=== COLLECTED DATA ===
== == ==
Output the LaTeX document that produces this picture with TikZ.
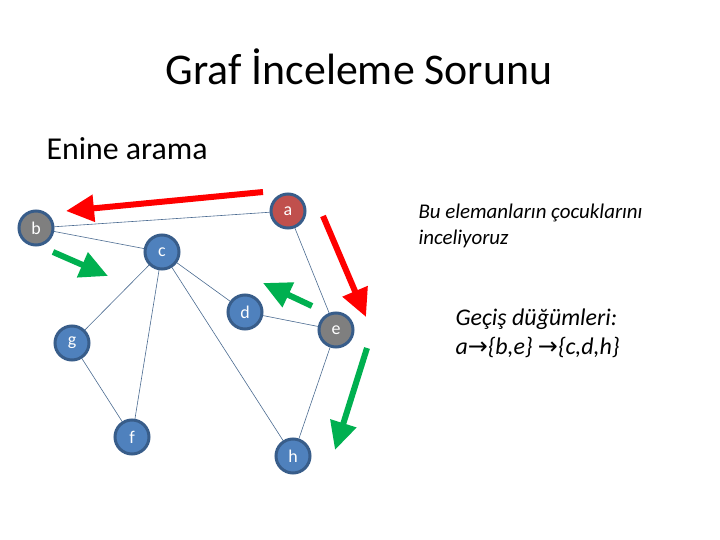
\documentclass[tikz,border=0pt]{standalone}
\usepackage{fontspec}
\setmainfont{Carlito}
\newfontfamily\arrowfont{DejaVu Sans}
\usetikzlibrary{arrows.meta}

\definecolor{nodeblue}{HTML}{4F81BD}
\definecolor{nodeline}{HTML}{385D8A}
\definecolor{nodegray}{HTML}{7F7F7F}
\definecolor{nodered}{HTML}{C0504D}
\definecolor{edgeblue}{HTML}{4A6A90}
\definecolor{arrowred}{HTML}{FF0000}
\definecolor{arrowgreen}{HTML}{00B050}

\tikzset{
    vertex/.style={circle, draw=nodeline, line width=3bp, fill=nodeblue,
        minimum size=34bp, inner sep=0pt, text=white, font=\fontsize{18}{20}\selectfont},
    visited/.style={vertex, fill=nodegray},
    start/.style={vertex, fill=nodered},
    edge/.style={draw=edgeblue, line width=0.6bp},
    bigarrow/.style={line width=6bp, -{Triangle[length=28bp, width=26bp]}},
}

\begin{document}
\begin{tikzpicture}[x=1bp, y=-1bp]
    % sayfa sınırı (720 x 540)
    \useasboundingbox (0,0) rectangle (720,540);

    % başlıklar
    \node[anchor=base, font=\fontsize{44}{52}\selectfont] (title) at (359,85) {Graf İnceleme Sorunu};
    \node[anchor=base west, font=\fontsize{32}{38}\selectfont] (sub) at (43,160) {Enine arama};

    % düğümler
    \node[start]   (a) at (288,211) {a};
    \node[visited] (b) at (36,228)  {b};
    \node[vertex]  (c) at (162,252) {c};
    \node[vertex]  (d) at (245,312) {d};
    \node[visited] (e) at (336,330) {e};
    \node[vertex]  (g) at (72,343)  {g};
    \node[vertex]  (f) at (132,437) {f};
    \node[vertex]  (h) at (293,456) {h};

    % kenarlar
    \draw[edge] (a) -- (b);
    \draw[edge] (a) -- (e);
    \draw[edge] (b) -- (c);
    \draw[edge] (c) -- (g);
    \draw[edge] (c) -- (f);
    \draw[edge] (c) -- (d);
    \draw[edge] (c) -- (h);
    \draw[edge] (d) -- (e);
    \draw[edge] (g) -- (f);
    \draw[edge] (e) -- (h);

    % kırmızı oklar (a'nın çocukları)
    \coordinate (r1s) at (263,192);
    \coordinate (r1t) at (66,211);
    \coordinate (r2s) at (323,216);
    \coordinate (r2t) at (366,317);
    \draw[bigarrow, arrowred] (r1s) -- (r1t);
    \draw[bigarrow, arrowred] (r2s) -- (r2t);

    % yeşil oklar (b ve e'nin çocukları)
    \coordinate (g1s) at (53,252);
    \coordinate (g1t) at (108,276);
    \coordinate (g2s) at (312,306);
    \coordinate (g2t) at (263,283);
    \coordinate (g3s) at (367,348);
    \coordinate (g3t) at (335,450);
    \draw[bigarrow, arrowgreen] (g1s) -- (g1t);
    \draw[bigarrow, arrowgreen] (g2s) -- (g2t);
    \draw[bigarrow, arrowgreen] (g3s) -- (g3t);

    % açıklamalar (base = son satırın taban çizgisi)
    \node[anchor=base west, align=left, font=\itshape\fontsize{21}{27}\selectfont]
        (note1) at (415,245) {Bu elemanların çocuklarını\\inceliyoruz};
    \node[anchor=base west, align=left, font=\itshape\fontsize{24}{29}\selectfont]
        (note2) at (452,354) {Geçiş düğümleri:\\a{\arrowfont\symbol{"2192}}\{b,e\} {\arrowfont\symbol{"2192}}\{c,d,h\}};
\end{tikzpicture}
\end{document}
== == ==
=== WRITTEN INSTRUCTION ===
Transcribe the material as is, with images omitted.

=== WRITTEN ANSWER ===
Output the LaTeX document that produces this picture with TikZ.
\documentclass[tikz,border=0pt]{standalone}
\usepackage{fontspec}
\setmainfont{Carlito}
\newfontfamily\arrowfont{DejaVu Sans}
\usetikzlibrary{arrows.meta}

\definecolor{nodeblue}{HTML}{4F81BD}
\definecolor{nodeline}{HTML}{385D8A}
\definecolor{nodegray}{HTML}{7F7F7F}
\definecolor{nodered}{HTML}{C0504D}
\definecolor{edgeblue}{HTML}{4A6A90}
\definecolor{arrowred}{HTML}{FF0000}
\definecolor{arrowgreen}{HTML}{00B050}

\tikzset{
    vertex/.style={circle, draw=nodeline, line width=3bp, fill=nodeblue,
        minimum size=34bp, inner sep=0pt, text=white, font=\fontsize{18}{20}\selectfont},
    visited/.style={vertex, fill=nodegray},
    start/.style={vertex, fill=nodered},
    edge/.style={draw=edgeblue, line width=0.6bp},
    bigarrow/.style={line width=6bp, -{Triangle[length=28bp, width=26bp]}},
}

\begin{document}
\begin{tikzpicture}[x=1bp, y=-1bp]
    % sayfa sınırı (720 x 540)
    \useasboundingbox (0,0) rectangle (720,540);

    % başlıklar
    \node[anchor=base, font=\fontsize{44}{52}\selectfont] (title) at (359,85) {Graf İnceleme Sorunu};
    \node[anchor=base west, font=\fontsize{32}{38}\selectfont] (sub) at (43,160) {Enine arama};

    % düğümler
    \node[start]   (a) at (288,211) {a};
    \node[visited] (b) at (36,228)  {b};
    \node[vertex]  (c) at (162,252) {c};
    \node[vertex]  (d) at (245,312) {d};
    \node[visited] (e) at (336,330) {e};
    \node[vertex]  (g) at (72,343)  {g};
    \node[vertex]  (f) at (132,437) {f};
    \node[vertex]  (h) at (293,456) {h};

    % kenarlar
    \draw[edge] (a) -- (b);
    \draw[edge] (a) -- (e);
    \draw[edge] (b) -- (c);
    \draw[edge] (c) -- (g);
    \draw[edge] (c) -- (f);
    \draw[edge] (c) -- (d);
    \draw[edge] (c) -- (h);
    \draw[edge] (d) -- (e);
    \draw[edge] (g) -- (f);
    \draw[edge] (e) -- (h);

    % kırmızı oklar (a'nın çocukları)
    \coordinate (r1s) at (263,192);
    \coordinate (r1t) at (66,211);
    \coordinate (r2s) at (323,216);
    \coordinate (r2t) at (366,317);
    \draw[bigarrow, arrowred] (r1s) -- (r1t);
    \draw[bigarrow, arrowred] (r2s) -- (r2t);

    % yeşil oklar (b ve e'nin çocukları)
    \coordinate (g1s) at (53,252);
    \coordinate (g1t) at (108,276);
    \coordinate (g2s) at (312,306);
    \coordinate (g2t) at (263,283);
    \coordinate (g3s) at (367,348);
    \coordinate (g3t) at (335,450);
    \draw[bigarrow, arrowgreen] (g1s) -- (g1t);
    \draw[bigarrow, arrowgreen] (g2s) -- (g2t);
    \draw[bigarrow, arrowgreen] (g3s) -- (g3t);

    % açıklamalar (base = son satırın taban çizgisi)
    \node[anchor=base west, align=left, font=\itshape\fontsize{21}{27}\selectfont]
        (note1) at (415,245) {Bu elemanların çocuklarını\\inceliyoruz};
    \node[anchor=base west, align=left, font=\itshape\fontsize{24}{29}\selectfont]
        (note2) at (452,354) {Geçiş düğümleri:\\a{\arrowfont\symbol{"2192}}\{b,e\} {\arrowfont\symbol{"2192}}\{c,d,h\}};
\end{tikzpicture}
\end{document}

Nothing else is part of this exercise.